6. Visit the adjacent department
If there's nothing to do in your department, wander over to someone else's. There are two ways this can benefit you and your company. First, you can help out another department with minor tasks, such as data entry or micro-errands, to keep that department more productive. Second, just by being around their workers and observing their work, you'll become better acquainted with their function in the company as a whole and you might even learn how to do one of their jobs. Both are extremely valuable and can be beneficial to mention when you ask for a raise.
7. Start networking
Both internal and external networking can work in your favor. Internally, get to know the coworkers you don't necessarily see on a daily basis. Find out what they do and how they fit in the company. The more knowledge you have about how the company works, even down to its individual people, the better positioned you'll be for a raise or a promotion. It shows initiative, commitment, and communication skills. Additionally, use social media platforms like LinkedIn to connect with people outside your company to learn something new or open up a sales opportunity.
8. Organize your office
Organize your workspace both physically and mentally. Clear your desk of clutter and make sure you have plenty of space to work. A clean workspace makes a great impression to a boss casually walking through. Plus, you can use the opportunity to review and refine your workflow processes for any of your regular actions. Find new ways to make yourself more efficient, and document the changes you've made. During your next review, you can explain it as an increase in productivity.
9. Become an expert
If you're already good at something, do whatever it takes to become an expert at it. For example, if you're already somewhat familiar with Google Analytics, take every opportunity you can to learn even more about it. Whenever you're bored, take a few minutes to watch an advanced video, learn something new about it, or practice using it until you are a verifiable expert. Your expertise will show and people will begin to rely on you for it, giving you a great point of reference for your next potential raise.

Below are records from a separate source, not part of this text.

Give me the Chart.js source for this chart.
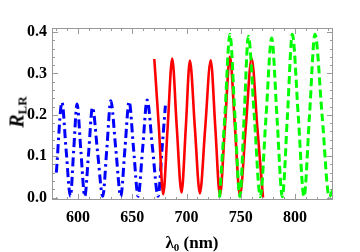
<!DOCTYPE html>
<html>
<head>
<meta charset="utf-8">
<script src="https://cdn.jsdelivr.net/npm/chart.js@4.4.0/dist/chart.umd.min.js"></script>
<style>
  html,body{margin:0;padding:0;background:#fff;}
  #wrap{position:relative;width:360px;height:252px;}
  #c{position:absolute;left:0;top:0;}
  .ttl{position:absolute;font-family:'Liberation Serif','Times New Roman',serif;font-weight:bold;color:#000;white-space:nowrap;}
  #ytitle{left:18px;top:112px;font-size:20px;transform:translate(-50%,-50%) rotate(-90deg);}
  #ytitle i{font-style:italic;}
  #ytitle sub{font-size:13px;vertical-align:-3px;}
  #xtitle{left:192px;top:243px;font-size:17px;transform:translate(-50%,-50%);}
  #xtitle sub{font-size:11px;vertical-align:-3px;}
</style>
</head>
<body>
<div id="wrap">
  <canvas id="c" width="360" height="252"></canvas>
  <div id="ytitle" class="ttl"><i>R</i><sub>LR</sub></div>
  <div id="xtitle" class="ttl">λ<sub>0</sub> (nm)</div>
</div>
<script>
// valores (nm, R_LR)
const blueX = [580,585.2,589,593,596,599.1,602.6,606.2,609.8,613.3,618,622.8,626.5,630.2,634.8,639.4,643.2,647.1,651.2,655.4,659.5,663.7,668.7,673.8,677.5,680.5];
const blueY = [0.06,0.23,0.115,0.003,0.115,0.226,0.113,0.003,0.11,0.218,0.11,0.003,0.117,0.234,0.117,0.003,0.117,0.232,0.117,0.003,0.117,0.236,0.118,0.003,0.12,0.222];

const redX = [670.3,674.5,678.5,682.6,686.8,691,695.4,699.3,703.1,707.7,712.3,717.2,722.3,726.5,730.8,735.4,740,744.6,749.2,754.6,760,765.3,770.5];
const redY = [0.335,0.17,0.008,0.17,0.336,0.17,0.012,0.168,0.331,0.168,0.01,0.168,0.332,0.17,0.005,0.172,0.341,0.172,0.005,0.17,0.336,0.168,0.0];

const greenX = [730.5,735.3,740,744.6,749.2,753.1,757,762.5,768,773.2,778.5,783.4,788.3,793,797.5,803,808.3,813.3,818.4,825,831.5,835];
const greenY = [0.0,0.197,0.395,0.197,0.002,0.195,0.39,0.195,0.002,0.193,0.386,0.193,0.002,0.197,0.395,0.197,0.002,0.197,0.395,0.197,0.002,0.02];

const xTicks = [600,650,700,750,800];
const yTicks = [0,0.1,0.2,0.3,0.4];
const xMinor = [580,590,610,620,630,640,660,670,680,690,710,720,730,740,760,770,780,790,810,820,830];
const yMinor = [0.02,0.04,0.06,0.08,0.12,0.14,0.16,0.18,0.22,0.24,0.26,0.28,0.32,0.34,0.36,0.38];

const pts = (xs, ys) => xs.map((x, i) => ({x, y: ys[i]}));
const TICKFONT = {family:"'Liberation Serif','Times New Roman',serif", size:16, weight:'bold'};

// marco con marcas hacia dentro en los 4 lados
const marco = {
  id:'marco',
  afterDatasetsDraw(chart) {
    const {ctx, chartArea:a, scales:{x, y}} = chart;
    ctx.save();
    ctx.strokeStyle = '#999';
    ctx.lineWidth = 1;
    ctx.strokeRect(a.left + .5, a.top + .5, a.right - a.left - 1, a.bottom - a.top - 1);
    ctx.beginPath();
    const tx = (v, len) => {
      const p = Math.round(x.getPixelForValue(v)) + .5;
      ctx.moveTo(p, a.bottom); ctx.lineTo(p, a.bottom - len);
      ctx.moveTo(p, a.top);    ctx.lineTo(p, a.top + len);
    };
    const ty = (v, len) => {
      const p = Math.round(y.getPixelForValue(v)) + .5;
      ctx.moveTo(a.left, p);  ctx.lineTo(a.left + len, p);
      ctx.moveTo(a.right, p); ctx.lineTo(a.right - len, p);
    };
    xTicks.forEach(v => tx(v, 6));
    xMinor.forEach(v => tx(v, 3));
    yTicks.forEach(v => ty(v, 6));
    yMinor.forEach(v => ty(v, 3));
    ctx.stroke();
    ctx.restore();
  }
};

new Chart(document.getElementById('c'), {
  type:'line',
  data:{datasets:[
    {data:pts(blueX, blueY), borderColor:'#0000ff', borderWidth:3, borderDash:[9,4,2.5,4], order:3},
    {data:pts(redX, redY), borderColor:'#ff0000', borderWidth:2.6, order:2},
    {data:pts(greenX, greenY), borderColor:'#00ff00', borderWidth:3, borderDash:[8,4], order:1}
  ]},
  options:{
    responsive:false, animation:false, events:[],
    layout:{padding:{left:0, right:27, top:28, bottom:0}},
    elements:{point:{radius:0}, line:{cubicInterpolationMode:'monotone', fill:false}},
    plugins:{legend:{display:false}, tooltip:{enabled:false}},
    scales:{
      x:{type:'linear', min:576, max:835,
         afterBuildTicks:s => { s.ticks = xTicks.map(v => ({value:v})); },
         afterFit:s => { s.height = 52; },
         grid:{display:false, drawTicks:false}, border:{display:false},
         ticks:{color:'#000', font:TICKFONT, padding:8, maxRotation:0}},
      y:{type:'linear', min:-0.006, max:0.41,
         afterBuildTicks:s => { s.ticks = yTicks.map(v => ({value:v})); },
         afterFit:s => { s.width = 52; },
         grid:{display:false, drawTicks:false}, border:{display:false},
         ticks:{color:'#000', font:TICKFONT, padding:5, callback:v => v.toFixed(1)}}
    }
  },
  plugins:[marco]
});
</script>
</body>
</html>
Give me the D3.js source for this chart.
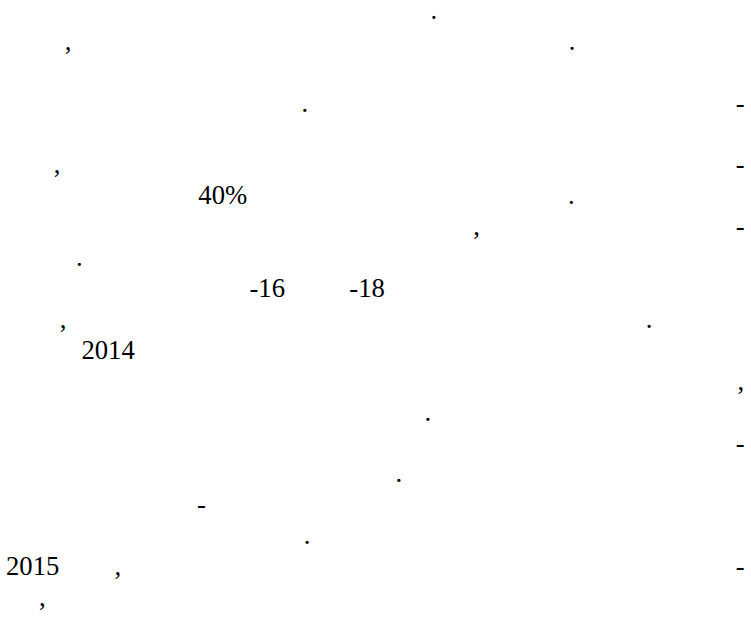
<!DOCTYPE html>
<html>
<head>
<meta charset="utf-8">
<script src="https://cdn.jsdelivr.net/npm/d3@7"></script>
<style>
  body { margin: 0; background: #fff; }
</style>
</head>
<body>
<script>
// visible glyphs of the page, one entry per token
// line = text line number, pos = place along the line (0 = left margin, 1 = right margin)
var tokens = [".", ",", ".", ".", "-", ",", "-", "40%", ".", ",", "-", ".", "-16", "-18",
              ",", ".", "2014", ",", ".", "-", ".", "-", ".", "2015", ",", "-", ","];
var line   = [0, 1, 1, 3, 3, 5, 5, 6, 6, 7, 7, 8, 9, 9,
              10, 10, 11, 12, 13, 14, 15, 16, 17, 18, 18, 18, 19];
var pos    = [0.578, 0.084, 0.765, 0.404, 0.992, 0.069, 0.992, 0.293, 0.764, 0.636, 0.992, 0.099, 0.353, 0.488,
              0.077, 0.869, 0.138, 0.993, 0.570, 0.992, 0.531, 0.264, 0.407, 0.036, 0.151, 0.992, 0.049];

var data = tokens.map(function(t, i){ return {text: t, line: line[i], pos: pos[i]}; });

var width = 751, height = 620;

var svg = d3.select("body")
    .append("svg")
    .attr("width", width)
    .attr("height", height);

svg.append("rect").attr("width", width).attr("height", height).attr("fill", "#fff");

var xScale = d3.scaleLinear().domain([0, 1]).range([6, 746]);
var yScale = d3.scaleLinear().domain([0, 19]).range([19, 606]);

svg.selectAll("text")
    .data(data)
    .enter()
    .append("text")
    .attr("x", function(d){ return xScale(d.pos); })
    .attr("y", function(d){ return yScale(d.line); })
    .attr("text-anchor", "middle")
    .style("font-family", "'Liberation Serif', 'Times New Roman', serif")
    .style("font-size", "26.7px")
    .style("fill", "#000")
    .text(function(d){ return d.text; });
</script>
</body>
</html>
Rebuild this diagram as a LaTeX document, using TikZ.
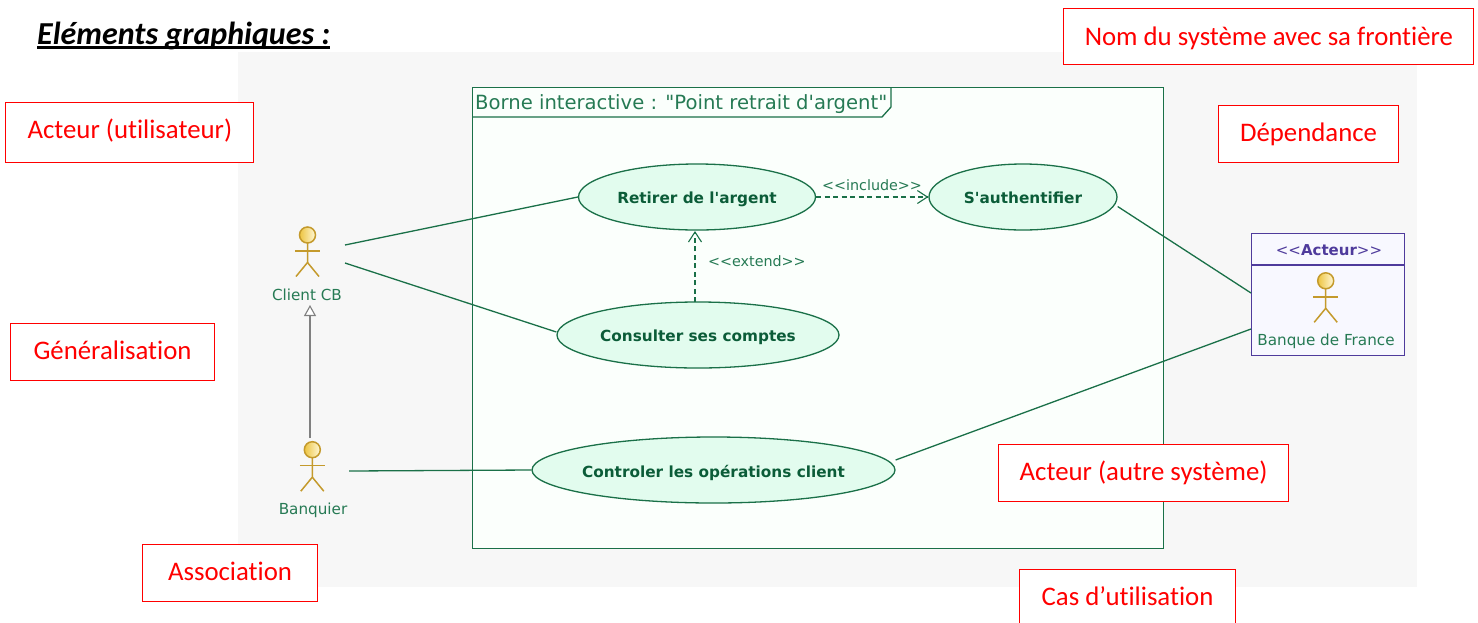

10. Take on a new responsibility
Go out of your way to find a new responsibility around the office. It can be something complex, such as a task usually associated with another department, or something simple, such as refilling the coffee pot at a certain time each day. Whenever you're bored, look for a new responsibility that needs handling, and work it into your routine somehow. Keep a list of all the new responsibilities you've voluntarily taken on, and you'll be in a prime position to negotiate a raise.
Consider your boredom an opportunity. If you put effort toward something productive and valuable to your company, you'll immediately overcome your boredom, you'll improve the value and position of your company, and you'll set yourself up for a nice, fat raise when the time comes.